Before you even think about the technical aspects of whether your resume is ATS friendly, you need to think about keyword-optimizing your resume. Without the right keywords, even the most perfectly ATS-compatible resume could sit unviewed in the “depths” of the ATS, never to be seen.
What does the job description say?
No, really. Read and reread the job description for which you are applying. Do you understand what the company is looking for? Do you have the prerequisite qualifications to perform the job? If not, stop now. Applying for a job for which you lack the most basic requirements is a waste of time.
After carefully analyzing the job description, customize your resume to fit the opening by focusing on the experience, training, and skill set(s) to which that description refers.
Much like successful online marketing requires effective use of keywords (for SEO purposes), so does successfully getting your resume recalled from an ATS for the job you want.
If the job description emphasizes specific requirements for the job, be sure that your resume includes a specific reference to your experience with those requirements. Verbatim. They’re called keywords for a reason; recruiters search for them in the ATS.
Even if you’re eminently qualified, failure to speak the employers’ language, so to speak, will doom your chances before your resume has even been read. Tailor your resume to target the job.
But what if you have MOST of the qualifications, but not all of them? My best advice is to scrutinize your background for transferable skills that show you have the ability, if not the specific experience. Then do your best to describe those transferable skills using the exact words used in the job description.
These are just the highlights of keyword-optimizing your resume.

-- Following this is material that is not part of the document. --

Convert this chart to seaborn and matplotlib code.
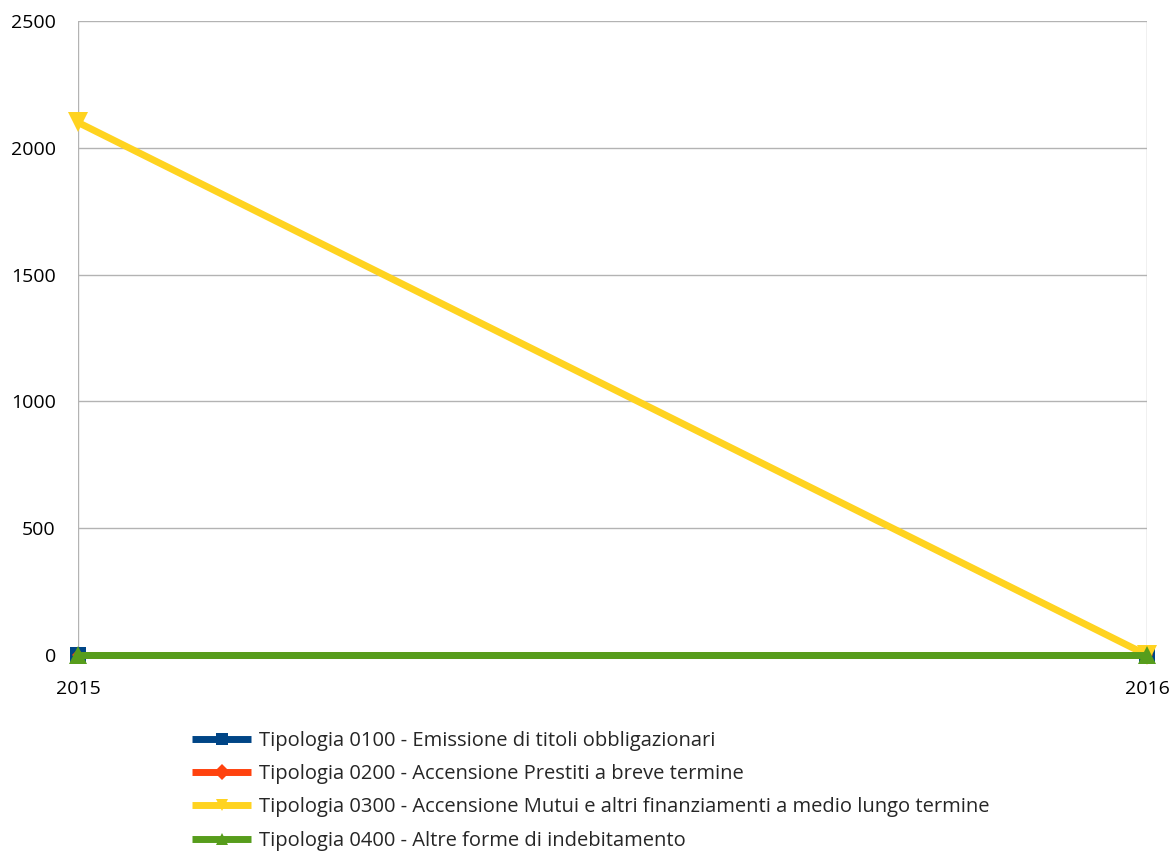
import numpy as np
import pandas as pd
import seaborn as sns
import matplotlib.pyplot as plt

# data
anni = [2015, 2016]
tipologia_0100 = [0, 0]
tipologia_0200 = [0, 0]
tipologia_0300 = [2100, 0]
tipologia_0400 = [0, 0]
etichette = ["Tipologia 0100 - Emissione di titoli obbligazionari",
             "Tipologia 0200 - Accensione Prestiti a breve termine",
             "Tipologia 0300 - Accensione Mutui e altri finanziamenti a medio lungo termine",
             "Tipologia 0400 - Altre forme di indebitamento"]
colori = ["#004586", "#ff420e", "#ffd320", "#579d1c"]
marker = ["s", "D", "v", "^"]
msize = [11, 6, 14, 13]

sns.set_style("white")
plt.rcParams['font.family'] = ['Open Sans', 'DejaVu Sans']

fig = plt.figure(figsize=(11.72, 8.51), dpi=100)
ax = fig.add_axes([0.0666, 0.2303, 0.9121, 0.745])

serie = [tipologia_0100, tipologia_0200, tipologia_0300, tipologia_0400]
for valori, lab, c, m, s in zip(serie, etichette, colori, marker, msize):
    df = pd.DataFrame({"anno": anni, "valore": valori})
    sns.lineplot(data=df, x="anno", y="valore", ax=ax, color=c, linewidth=5,
                 marker=m, markersize=s, markeredgewidth=0, label=lab,
                 clip_on=False, zorder=3, solid_capstyle="butt")

ax.set_xlim(2015, 2016)
ax.set_ylim(0, 2500)
ax.set_xticks(anni)
ax.set_xticklabels([str(a) for a in anni])
ax.set_yticks(np.arange(0, 2501, 500))
ax.grid(True, color="#b3b3b3", linewidth=1)
for sp in ax.spines.values():
    sp.set_visible(False)
ax.tick_params(axis="both", length=0, labelsize=14, colors="black")
ax.tick_params(axis="x", pad=18)
ax.tick_params(axis="y", pad=16)
ax.set_xlabel("")
ax.set_ylabel("")

leg = ax.legend(loc="upper left", bbox_to_anchor=(0.0895, -0.091), frameon=False,
                fontsize=14.5, handlelength=2.95, labelspacing=0.66, handletextpad=0.4)
for h in leg.legend_handles:
    h.set_markersize(8)
    h.set_solid_capstyle("butt")

fig.savefig("out.png", dpi=100)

For more tips on this topic, I’ve written extensively in this blog post.
Does The Format of Your Resume Matter in an ATS?
Yes, the format of your resume does matter. As the ATS “reads” the content of your resume into the database, it expects it to be organized in a particular way.
The ATS will generally look for your name and contact information, a professional summary section, a reverse chronology of your work history, and your education.
If you get too creative in how you order and organize your resume, the ATS may not recognize the sections of your resume for what they are. While it might still “read” the information into the database, it will likely be jumbled and disorganized, which will negatively impact the keyword searchability.
While a chronological or combination format resume will likely have no trouble being read and parsed by an ATS, a functional resume might.
This is because a functional resume focuses on your skills and experience rather than your employment history. And while this might be fine for a human reader, it can confuse the ATS. If you are concerned about the ATS friendliness of your resume, I highly recommend against a functional format.